Discovering and optimizing these materials requires massive computational screening to project the rate of ion movement. While traditional DFT calculations are prohibitively expensive for large-scale dynamic simulations, SandboxAQ believes AI-driven machine-learned force fields can run these simulations thousands of times faster.
Recent foundational open-source datasets, such as MatPES, MP-ALOE, and the Materials Project, have driven progress in this field, enabling the creation of highly capable, universal foundation potentials with broad coverage of the periodic table. However, dynamically “soft” materials like halogenated solid-state electrolytes present a unique edge case. Their highly polarizable anions create shallow potential energy basins, meaning atoms undergo extreme distortion at the elevated temperatures (>1,000 K) required to computationally simulate ion transport, the company explains.
Foundational potentials, while exceptional for general-purpose applications and stable chemistries, may experience a critical force-energy asymmetry when confronted with these highly specific, far-from-equilibrium states.
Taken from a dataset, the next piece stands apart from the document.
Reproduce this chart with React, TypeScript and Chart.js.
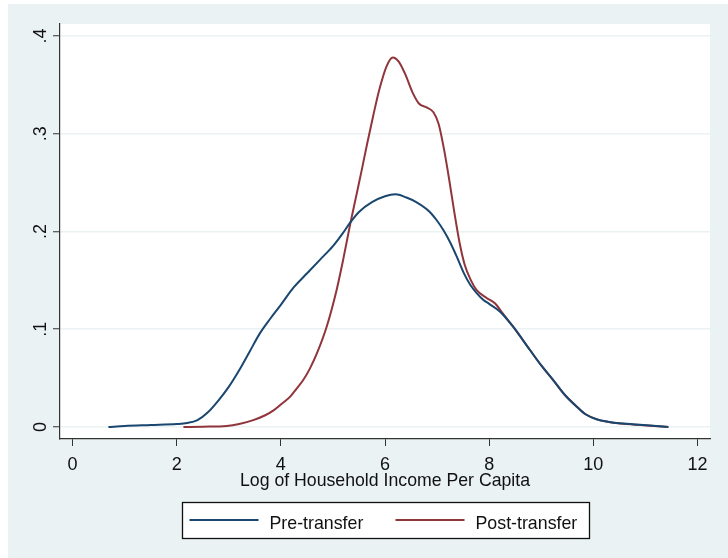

How AQVolt26 Solves the High-Temperature Modeling Gap
AQVolt26 does not replace foundational datasets; rather, it serves as a highly targeted complement to resolve this high-temperature blind spot. By specifically mapping the highly anharmonic, molten-sublattice configurational landscape of lithium halide materials, AQVolt26 allows universal models to maintain physical consistency under extreme conditions.
When co-trained with MatPES and MP-ALOE, AQVolt26 models provide three critical advantages for battery development:
- Maps Extreme High-Temperature States: AQVolt26 was generated through surrogate-driven high-temperature phase space exploration. By explicitly exposing the models to highly distorted atomic environments, the AI is prevented from algorithmically failing during the dynamic simulations required to screen active batteries.
- High-Fidelity r2SCAN Calculations: Building on the gold standard established by MatPES, AQVolt26 uses the r2SCAN meta-GGA functional. This ensures a highly accurate representation of the complex coordination environments and mid-range dispersive interactions inherent in soft halide lattices.
- Unprecedented Dynamic Stability: The eSEN models being released demonstrate exceptional algorithmic robustness. In rigorous static stress tests evaluating potential energy surfaces under extreme ±20% lattice deformations (via the public MLIP Arena benchmark), the models achieved a near-zero failure rate of 0.2% and perfect monotonic energy scaling, far outperforming existing baselines.
For battery manufacturers and automotive OEMs, AQVolt26 represents a significant reduction in computational cost and experimental risk, the company claims. By co-training with AQVolt26 alongside near-equilibrium data, they have bridged the gap between strict 0 K ground-state precision and high-temperature dynamic robustness. This allows researchers to confidently run high-throughput screening for ionic conductivity on novel battery materials without sacrificing accuracy or stability.